● CHALLENGE
Return only those lines from the line containing "Clone this chart in D3.js." to the line containing "d => weekend.includes(d.day) ?", both included, and please omit the pictures.

+++

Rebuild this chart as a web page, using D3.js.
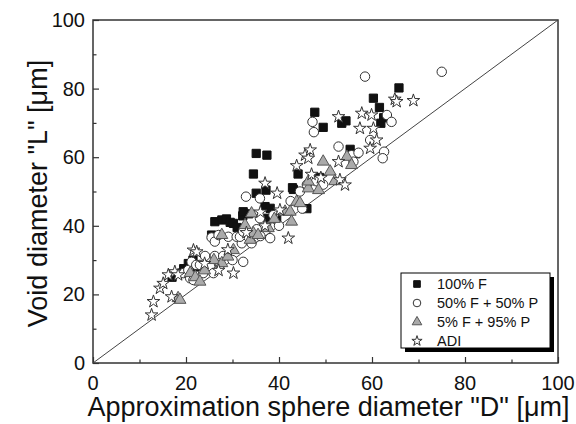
<!DOCTYPE html>
<html>
<head>
<meta charset="utf-8">
<script src="https://cdn.jsdelivr.net/npm/d3@7"></script>
<style>
  body { margin: 0; background: #fff; }
  svg { display: block; font-family: "Liberation Sans", Arial, sans-serif; }
</style>
</head>
<body>
<svg id="viz"></svg>
<script>
const width = 576, height = 424;
const svg = d3.select("#viz").attr("width", width).attr("height", height);

// data: [D, L] in µm
const fullF = [
  [17,25],[19.5,27.5],[20.5,29],[21.5,30],[22,28],[25.5,37.3],[26.2,41.2],[27.7,41.7],
  [28.7,42],[29.5,41],[30.2,40.7],[31,39.5],[32.2,42.9],[32.3,44.1],[33.5,43.5],
  [34.5,55.1],[35.1,61.1],[37.4,60.6],[35.1,49.5],[37.2,50.4],[37,45.6],[38.1,45.1],
  [37.6,42.2],[39.5,42],[43.1,50.6],[42.9,51.1],[44.1,55.1],[46,45],[47.7,73.1],
  [48.7,54.1],[49.5,68.7],[53.5,69.9],[54.4,70.6],[55.3,62.3],[56.5,61],[60.3,77.2],
  [61.6,74.5],[61.9,69.9],[62.5,71.5],[65.8,80.2]
];
const halfF = [
  [19.4,26.2],[20.5,27.1],[20.9,24.7],[21.2,29.5],[22.2,28.6],[21.6,24.2],[23,28.6],
  [23.7,26.2],[25.2,28.1],[25.9,26.2],[27.3,28.6],[24.1,31.2],[26.2,31.2],[28,31.2],
  [25.5,36.6],[26.2,35.4],[27,37.3],[29.1,36.8],[30.9,36.8],[32.7,36.1],[32,34.9],
  [34.1,34.9],[31.6,36.8],[32.3,29.5],[30,30],[32.9,48.5],[35.9,48],[35.2,39],[32.3,38.3],
  [35.9,42.2],[38.8,43.1],[38.1,36.4],[36,37],[40,40],[42.5,47.2],[45,45],[44.5,50],
  [46,52],[48,53],[49.5,52],[47.2,70.3],[47.5,67.3],[52.8,63.1],[55.6,60.6],[57.1,61.3],
  [56,58.7],[59.6,65],[58.5,83.5],[62.6,61.6],[62.3,59.7],[63.2,72.3],[64.2,70.3],[75,84.9]
];
const fiveF = [
  [18.3,18.9],[18.7,18.4],[20.9,26.2],[22,25],[23,23.7],[24,27],[26,30],[27.7,29.1],
  [27.7,37.3],[29,31],[30.2,32.9],[32.7,40.2],[33.8,35.9],[34.1,43.6],[34.5,37.8],
  [35.5,37.3],[37.7,39.3],[39,42],[41.3,44.1],[42.4,44.1],[42.7,41.2],[43.8,47],
  [44.5,46.6],[46.3,50.9],[46.3,52.9],[48.5,50.4],[49.5,58.7],[51,55.8],[52,53],
  [54.6,60.1],[55.6,57.7]
];
const adi = [
  [12.6,14],[13,17.9],[14.4,21.8],[15.1,23.2],[16.9,19.3],[16.2,25.7],[17.6,26.6],
  [18.3,25.7],[21.6,32.9],[22.3,32.4],[24,29],[27,27],[30.2,26.2],[29,33],[33,38],
  [36,44],[37,40],[37,52.4],[39.6,49.5],[40.2,44.6],[42,36.4],[43.8,57.5],[45.6,60.6],
  [46.3,59.7],[46.7,62.1],[47,55],[49,54],[52.8,58.7],[53.1,53.4],[54.2,51.9],
  [52.8,71.8],[57.8,72.8],[59.9,72.3],[57.4,68.4],[60.3,68.4],[59.6,62.6],[61,65],
  [64.9,76.9],[65.3,76.2],[68.9,76.5]
];

const xTicks = [0, 20, 40, 60, 80, 100];
const yTicks = [0, 20, 40, 60, 80, 100];
const minorTicks = [10, 30, 50, 70, 90];

const margin = { left: 93, right: 18, top: 20, bottom: 61 };
const x = d3.scaleLinear().domain([0, 100]).range([margin.left, width - margin.right]);
const y = d3.scaleLinear().domain([0, 100]).range([height - margin.bottom, margin.top]);

const axisColor = "#333";

// frame
svg.append("rect")
  .attr("x", x(0)).attr("y", y(100))
  .attr("width", x(100) - x(0)).attr("height", y(0) - y(100))
  .attr("fill", "none").attr("stroke", axisColor).attr("stroke-width", 1.5);

// inward ticks
function tickAxis(axis, pos) {
  const g = svg.append("g").attr("transform", pos)
    .call(axis.tickFormat("").tickSizeOuter(0));
  g.select(".domain").remove();
  g.selectAll("line").attr("stroke", axisColor).attr("stroke-width", 1.2);
  return g;
}
tickAxis(d3.axisBottom(x).tickValues(xTicks).tickSize(-6), `translate(0,${y(0)})`);
tickAxis(d3.axisBottom(x).tickValues(minorTicks).tickSize(-3.5), `translate(0,${y(0)})`);
tickAxis(d3.axisLeft(y).tickValues(yTicks).tickSize(-6), `translate(${x(0)},0)`);
tickAxis(d3.axisLeft(y).tickValues(minorTicks).tickSize(-3.5), `translate(${x(0)},0)`);

// tick labels
svg.append("g").selectAll("text").data(xTicks).join("text")
  .attr("x", d => x(d)).attr("y", 390)
  .attr("text-anchor", "middle").attr("font-size", 20).attr("fill", "#111")
  .text(d => d);
svg.append("g").selectAll("text").data(yTicks).join("text")
  .attr("x", 85).attr("y", d => y(d) + 7)
  .attr("text-anchor", "end").attr("font-size", 20).attr("fill", "#111")
  .text(d => d);

// axis titles
svg.append("text")
  .attr("x", (x(0) + x(100)) / 2 + 3).attr("y", 416)
  .attr("text-anchor", "middle").attr("font-size", 27).attr("fill", "#111")
  .text('Approximation sphere diameter "D" [\u03bcm]');
svg.append("text")
  .attr("transform", `translate(47,${(y(0) + y(100)) / 2 + 2}) rotate(-90)`)
  .attr("text-anchor", "middle").attr("font-size", 27).attr("fill", "#111")
  .text('Void diameter "L" [\u03bcm]');

// y = x line
svg.append("line")
  .attr("x1", x(0)).attr("y1", y(0)).attr("x2", x(100)).attr("y2", y(100))
  .attr("stroke", "#444").attr("stroke-width", 1);

const series = [
  { name: "100% F", data: fullF, type: d3.symbolSquare, size: 68, fill: "#111", stroke: "#111" },
  { name: "50% F + 50% P", data: halfF, type: d3.symbolCircle, size: 70, fill: "#fff", stroke: "#333" },
  { name: "5% F + 95% P", data: fiveF, type: d3.symbolTriangle, size: 62, fill: "#aaa", stroke: "#555" },
  { name: "ADI", data: adi, type: d3.symbolStar, size: 50, fill: "#fff", stroke: "#333" }
];

series.forEach(s => {
  svg.append("g").selectAll("path").data(s.data).join("path")
    .attr("transform", d => `translate(${x(d[0])},${y(d[1])})`)
    .attr("d", d3.symbol().type(s.type).size(s.size))
    .attr("fill", s.fill).attr("stroke", s.stroke).attr("stroke-width", 1);
});

// legend
const lg = svg.append("g").attr("transform", "translate(401,273)");
const lw = 149, lh = 75;
lg.append("rect").attr("x", 4).attr("y", 4).attr("width", lw).attr("height", lh).attr("fill", "#000");
lg.append("rect").attr("width", lw).attr("height", lh).attr("fill", "#fff")
  .attr("stroke", "#000").attr("stroke-width", 1);
series.forEach((s, i) => {
  const cy = 11 + i * 19;
  lg.append("path")
    .attr("transform", `translate(16,${cy})`)
    .attr("d", d3.symbol().type(s.type).size(s.size * 0.65))
    .attr("fill", s.fill).attr("stroke", s.stroke).attr("stroke-width", 1);
  lg.append("text")
    .attr("x", 36).attr("y", cy + 5)
    .attr("font-size", 14.5).attr("fill", "#111")
    .text(s.name);
});
</script>
</body>
</html>
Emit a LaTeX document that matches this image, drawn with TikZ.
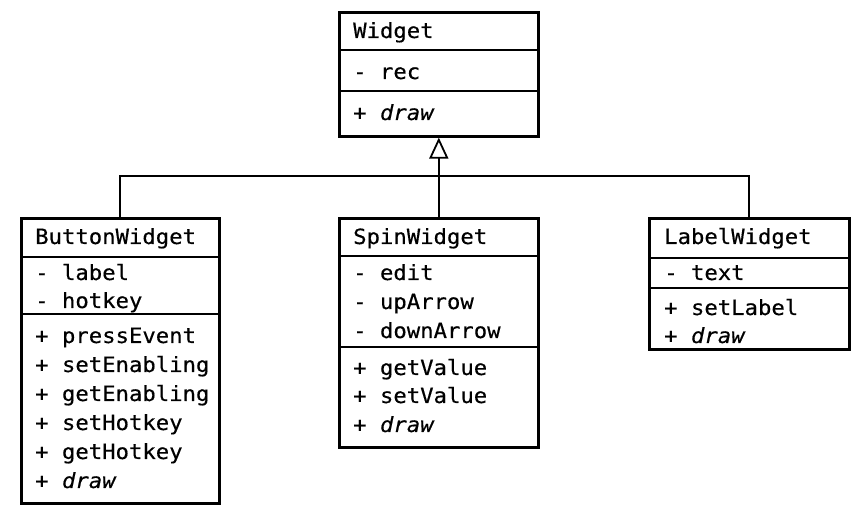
\documentclass[tikz,border=0pt]{standalone}
\usepackage{fontspec}
\setmonofont[FakeStretch=1.06, FakeBold=0.4]{DejaVu Sans Mono}
\usetikzlibrary{arrows.meta}
\tikzset{
  classbox/.style={draw, line width=2.6pt, inner sep=0pt, anchor=north west, fill=white},
  divider/.style={line width=2.6pt},
  conn/.style={line width=1.8pt},
  txt/.style={anchor=base west, inner sep=0pt, font=\ttfamily\fontsize{21}{29}\selectfont},
  inherit/.style={conn, -{Triangle[open, width=19pt, length=21pt, line width=1.8pt]}}
}
\begin{document}
\begin{tikzpicture}[x=1pt, y=-1pt]
\useasboundingbox (0,0) rectangle (855,510);
\coordinate (bus) at (437.5,176);
% class boxes
\node[classbox, minimum width=199pt, minimum height=124pt] (widget) at (338,11) {};
\node[classbox, minimum width=198pt, minimum height=285pt] (button) at (20,217) {};
\node[classbox, minimum width=199pt, minimum height=229pt] (spin) at (338,217) {};
\node[classbox, minimum width=200pt, minimum height=131pt] (label) at (648,217) {};
% dividers
\draw[divider] (widget.west |- 0,50) -- (widget.east |- 0,50);
\draw[divider] (widget.west |- 0,91) -- (widget.east |- 0,91);
\draw[divider] (button.west |- 0,257) -- (button.east |- 0,257);
\draw[divider] (button.west |- 0,314) -- (button.east |- 0,314);
\draw[divider] (spin.west |- 0,256) -- (spin.east |- 0,256);
\draw[divider] (spin.west |- 0,347) -- (spin.east |- 0,347);
\draw[divider] (label.west |- 0,258) -- (label.east |- 0,258);
\draw[divider] (label.west |- 0,288) -- (label.east |- 0,288);
% connectors
\draw[conn] (button.north) |- (bus) -| (label.north);
\draw[inherit] (spin.north) -- (widget.south);
% Widget texts
\node[txt] (w0) at (353,38) {Widget};
\node[txt] (w1) at (353,79) {-~rec};
\node[txt] (w2) at (353,120) {+~\textit{draw}};
% ButtonWidget texts
\node[txt] (b0) at (35,244) {ButtonWidget};
\node[txt] (b1) at (35,280) {-~label};
\node[txt] (b2) at (35,308) {-~hotkey};
\node[txt] (b3) at (35,343) {+~pressEvent};
\node[txt] (b4) at (35,372) {+~setEnabling};
\node[txt] (b5) at (35,401) {+~getEnabling};
\node[txt] (b6) at (35,430) {+~setHotkey};
\node[txt] (b7) at (35,459) {+~getHotkey};
\node[txt] (b8) at (35,488) {+~\textit{draw}};
% SpinWidget texts
\node[txt] (s0) at (353,244) {SpinWidget};
\node[txt] (s1) at (353,280) {-~edit};
\node[txt] (s2) at (353,309) {-~upArrow};
\node[txt] (s3) at (353,338) {-~downArrow};
\node[txt] (s4) at (353,375) {+~getValue};
\node[txt] (s5) at (353,403) {+~setValue};
\node[txt] (s6) at (353,432) {+~\textit{draw}};
% LabelWidget texts
\node[txt] (l0) at (664,244) {LabelWidget};
\node[txt] (l1) at (664,280) {-~text};
\node[txt] (l2) at (664,315) {+~setLabel};
\node[txt] (l3) at (664,343) {+~\textit{draw}};
\end{tikzpicture}
\end{document}
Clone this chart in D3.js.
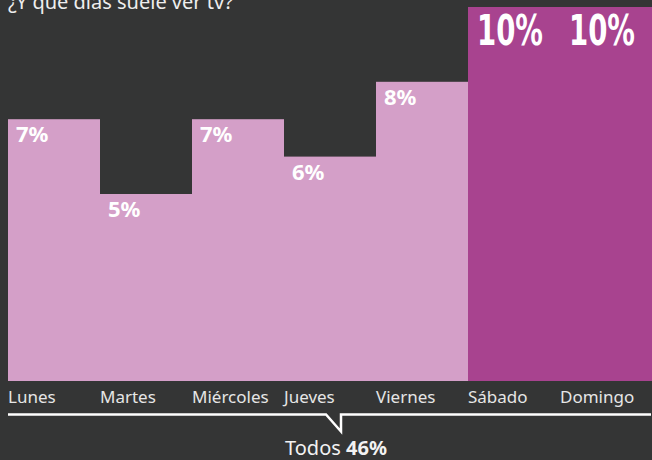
<!DOCTYPE html>
<html>
<head>
<meta charset="utf-8">
<script src="https://cdn.jsdelivr.net/npm/d3@7"></script>
<style>
  html, body { margin: 0; padding: 0; background: #343535; }
  svg { display: block; }
</style>
</head>
<body>
<div id="chart"></div>
<script>
const days = ["Lunes", "Martes", "Miércoles", "Jueves", "Viernes", "Sábado", "Domingo"];
const shares = [7, 5, 7, 6, 8, 10, 10];
const weekend = ["Sábado", "Domingo"];
const totalLabel = "46%";

const W = 652, H = 460;

const svg = d3.select("#chart")
  .append("svg")
    .attr("width", W)
    .attr("height", H);

svg.append("rect")
  .attr("width", W)
  .attr("height", H)
  .attr("fill", "#343535");

// title, cut off at the top as in the source
svg.append("text")
  .attr("x", 8)
  .attr("y", 9)
  .attr("font-family", "'Noto Sans', sans-serif")
  .attr("font-size", "20px")
  .attr("fill", "#eeeeee")
  .text("¿Y qué días suele ver tv?");

// scales
const x = d3.scaleBand()
  .domain(days)
  .range([8, 652])
  .padding(0);

const y = d3.scaleLinear()
  .domain([0, 10])
  .range([381, 7]);

const data = days.map((d, i) => ({ day: d, value: shares[i] }));

// bars
svg.selectAll("rect.bar")
  .data(data)
  .enter()
  .append("rect")
    .attr("class", "bar")
    .attr("x", d => x(d.day))
    .attr("y", d => y(d.value))
    .attr("width", x.bandwidth())
    .attr("height", d => y(0) - y(d.value))
    .attr("fill", d => weekend.includes(d.day) ? "#a8438f" : "#d49fc8");

// value labels, weekdays
svg.selectAll("text.label")
  .data(data.filter(d => !weekend.includes(d.day)))
  .enter()
  .append("text")
    .attr("class", "label")
    .attr("x", d => x(d.day) + 8)
    .attr("y", d => y(d.value) + 23)
    .attr("font-family", "'Noto Sans', sans-serif")
    .attr("font-weight", "bold")
    .attr("font-size", "22px")
    .attr("fill", "#ffffff")
    .text(d => d.value + "%");

// value labels, weekend (big, squeezed to a condensed look)
const bigWidth = 66;
svg.selectAll("text.big")
  .data(data.filter(d => weekend.includes(d.day)))
  .enter()
  .append("text")
    .attr("class", "big")
    .attr("font-family", "'DejaVu Sans Condensed', sans-serif")
    .attr("font-weight", "bold")
    .attr("font-size", "42px")
    .attr("fill", "#ffffff")
    .text(d => d.value + "%")
    .each(function(d) {
      const len = this.getComputedTextLength();
      d3.select(this).attr("transform",
        `translate(${x(d.day) + 9},${y(d.value) + 38}) scale(${bigWidth / len},1)`);
    });

// x axis, labels left aligned at band start
const xAxis = svg.append("g")
  .attr("transform", `translate(0,${y(0)})`)
  .call(d3.axisBottom(x).tickSize(0).tickPadding(0))
  .call(g => g.select(".domain").remove());

xAxis.selectAll(".tick text")
  .attr("x", -x.bandwidth() / 2)
  .attr("y", 22)
  .attr("dy", 0)
  .attr("text-anchor", "start")
  .attr("font-family", "'Noto Sans', sans-serif")
  .attr("font-size", "17px")
  .attr("fill", "#e6e6e6");

// bracket with pointer
const lineY = 414.5;
const tipX = 341;
svg.append("path")
  .attr("d", `M8,${lineY} H${tipX - 15} L${tipX},${lineY + 17} V${lineY} H651`)
  .attr("fill", "none")
  .attr("stroke", "#ffffff")
  .attr("stroke-width", 2.5);

const total = svg.append("text")
  .attr("x", 336)
  .attr("y", 455)
  .attr("text-anchor", "middle")
  .attr("font-family", "'Noto Sans', sans-serif")
  .attr("font-size", "20px")
  .attr("fill", "#f2f2f2");

total.append("tspan").text("Todos ");
total.append("tspan").attr("font-weight", "bold").text(totalLabel);
</script>
</body>
</html>
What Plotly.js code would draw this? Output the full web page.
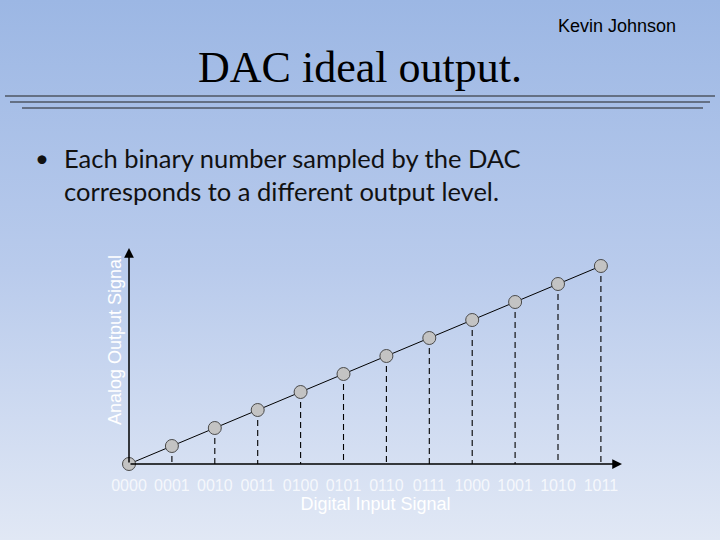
<!DOCTYPE html>
<html>
<head>
<meta charset="utf-8">
<script src="https://cdn.plot.ly/plotly-3.0.1.min.js"></script>
<style>
html,body{margin:0;padding:0;}
body{width:720px;height:540px;background:linear-gradient(to bottom,#9cb7e4 0%,#b9cbec 50%,#e1e8f5 100%);}
#chart{width:720px;height:540px;}
</style>
</head>
<body>
<div id="chart"></div>
<script>
// Data
const codes = ["0000","0001","0010","0011","0100","0101","0110","0111","1000","1001","1010","1011"];
const levels = [0,1,2,3,4,5,6,7,8,9,10,11];
const chartTitle = "DAC ideal output.";
const author = "Kevin Johnson";
const bulletLines = ["Each binary number sampled by the DAC","corresponds to a different output level."];
const xTitle = "Digital Input Signal";
const yTitle = "Analog Output Signal";

const idx = codes.map((c,i)=>i);

// dashed drop lines from each point to axis
const dx = [], dy = [];
idx.forEach((i)=>{ dx.push(i,i,null); dy.push(levels[i],0,null); });

const traces = [
  {x: dx, y: dy, mode:'lines', line:{color:'#000', width:1.1, dash:'6px,4px'}, hoverinfo:'skip', showlegend:false, cliponaxis:false},
  {x: idx, y: levels, mode:'lines+markers', line:{color:'#000', width:1}, cliponaxis:false,
   marker:{size:13, color:'#c3c3c3', line:{color:'#4a4a4a', width:1}}, showlegend:false}
];

const px = v => v/720, py = v => 1 - v/540;

const layout = {
  width:720, height:540,
  margin:{l:0,r:0,t:0,b:0},
  paper_bgcolor:'rgba(0,0,0,0)', plot_bgcolor:'rgba(0,0,0,0)',
  showlegend:false,
  title:{text:chartTitle, font:{family:'Liberation Serif, Times New Roman, serif', size:44, color:'#000'},
         x:0.5, xref:'paper', xanchor:'center', y:py(67), yref:'container', yanchor:'middle'},
  xaxis:{domain:[129/720, 622/720], range:[0, 493/42.9], showgrid:false, zeroline:false, showline:false,
         tickmode:'array', tickvals:idx, ticktext:codes, ticks:'',
         tickfont:{family:'Liberation Sans, Arial, sans-serif', size:16, color:'rgba(255,255,255,0.75)'},
         ticklabelstandoff:10,
         title:{text:xTitle, font:{family:'Liberation Sans, Arial, sans-serif', size:18, color:'#ffffff'}, standoff:0}},
  yaxis:{domain:[(540-464)/540, (540-248)/540], range:[0, 216/18], showgrid:false, zeroline:false, showline:false,
         showticklabels:false, ticks:''},
  shapes:[
    {type:'line', xref:'paper', yref:'paper', x0:px(5), x1:px(715), y0:py(96), y1:py(96), line:{color:'#222', width:1.2}},
    {type:'line', xref:'paper', yref:'paper', x0:px(10), x1:px(710), y0:py(102), y1:py(102), line:{color:'#222', width:1.2}},
    {type:'line', xref:'paper', yref:'paper', x0:px(22), x1:px(703), y0:py(108), y1:py(108), line:{color:'#222', width:1.2}}
  ],
  annotations:[
    {text:author, xref:'paper', yref:'paper', x:px(617), y:py(26), xanchor:'center', yanchor:'middle', showarrow:false,
     font:{family:'Liberation Sans, Arial, sans-serif', size:18, color:'#000'}},
    {text:yTitle, xref:'paper', yref:'paper', x:px(115), y:py(340), xanchor:'center', yanchor:'middle', showarrow:false,
     textangle:-90, font:{family:'Liberation Sans, Arial, sans-serif', size:18, color:'#ffffff'}},
    {text:'•', xref:'paper', yref:'paper', x:px(33), y:py(158), xanchor:'left', yanchor:'middle', showarrow:false,
     font:{family:'Lato, sans-serif', size:24, color:'#111'}},
    {text:bulletLines[0], xref:'paper', yref:'paper', x:px(62), y:py(158), xanchor:'left', yanchor:'middle', showarrow:false,
     font:{family:'Lato, sans-serif', size:25.5, color:'#111'}},
    {text:bulletLines[1], xref:'paper', yref:'paper', x:px(62), y:py(191), xanchor:'left', yanchor:'middle', showarrow:false,
     font:{family:'Lato, sans-serif', size:25.5, color:'#111'}},
    // axis arrows
    {text:'', x:493/42.9, y:0, ax:0, ay:0, xref:'x', yref:'y', axref:'x', ayref:'y', showarrow:true,
     arrowhead:2, arrowsize:1.3, arrowwidth:1.5, arrowcolor:'#000', standoff:0, startstandoff:0},
    {text:'', x:0, y:216/18, ax:0, ay:0, xref:'x', yref:'y', axref:'x', ayref:'y', showarrow:true,
     arrowhead:2, arrowsize:1.3, arrowwidth:1.5, arrowcolor:'#000', standoff:0, startstandoff:0}
  ]
};

Plotly.newPlot('chart', traces, layout, {displayModeBar:false, staticPlot:true});
</script>
</body>
</html>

+++

● FINISHED ANSWER
Clone this chart in D3.js.
<!DOCTYPE html>
<html>
<head>
<meta charset="utf-8">
<script src="https://cdn.jsdelivr.net/npm/d3@7"></script>
<style>
  html, body { margin: 0; padding: 0; background: #343535; }
  svg { display: block; }
</style>
</head>
<body>
<div id="chart"></div>
<script>
const days = ["Lunes", "Martes", "Miércoles", "Jueves", "Viernes", "Sábado", "Domingo"];
const shares = [7, 5, 7, 6, 8, 10, 10];
const weekend = ["Sábado", "Domingo"];
const totalLabel = "46%";

const W = 652, H = 460;

const svg = d3.select("#chart")
  .append("svg")
    .attr("width", W)
    .attr("height", H);

svg.append("rect")
  .attr("width", W)
  .attr("height", H)
  .attr("fill", "#343535");

// title, cut off at the top as in the source
svg.append("text")
  .attr("x", 8)
  .attr("y", 9)
  .attr("font-family", "'Noto Sans', sans-serif")
  .attr("font-size", "20px")
  .attr("fill", "#eeeeee")
  .text("¿Y qué días suele ver tv?");

// scales
const x = d3.scaleBand()
  .domain(days)
  .range([8, 652])
  .padding(0);

const y = d3.scaleLinear()
  .domain([0, 10])
  .range([381, 7]);

const data = days.map((d, i) => ({ day: d, value: shares[i] }));

// bars
svg.selectAll("rect.bar")
  .data(data)
  .enter()
  .append("rect")
    .attr("class", "bar")
    .attr("x", d => x(d.day))
    .attr("y", d => y(d.value))
    .attr("width", x.bandwidth())
    .attr("height", d => y(0) - y(d.value))
    .attr("fill", d => weekend.includes(d.day) ? "#a8438f" : "#d49fc8");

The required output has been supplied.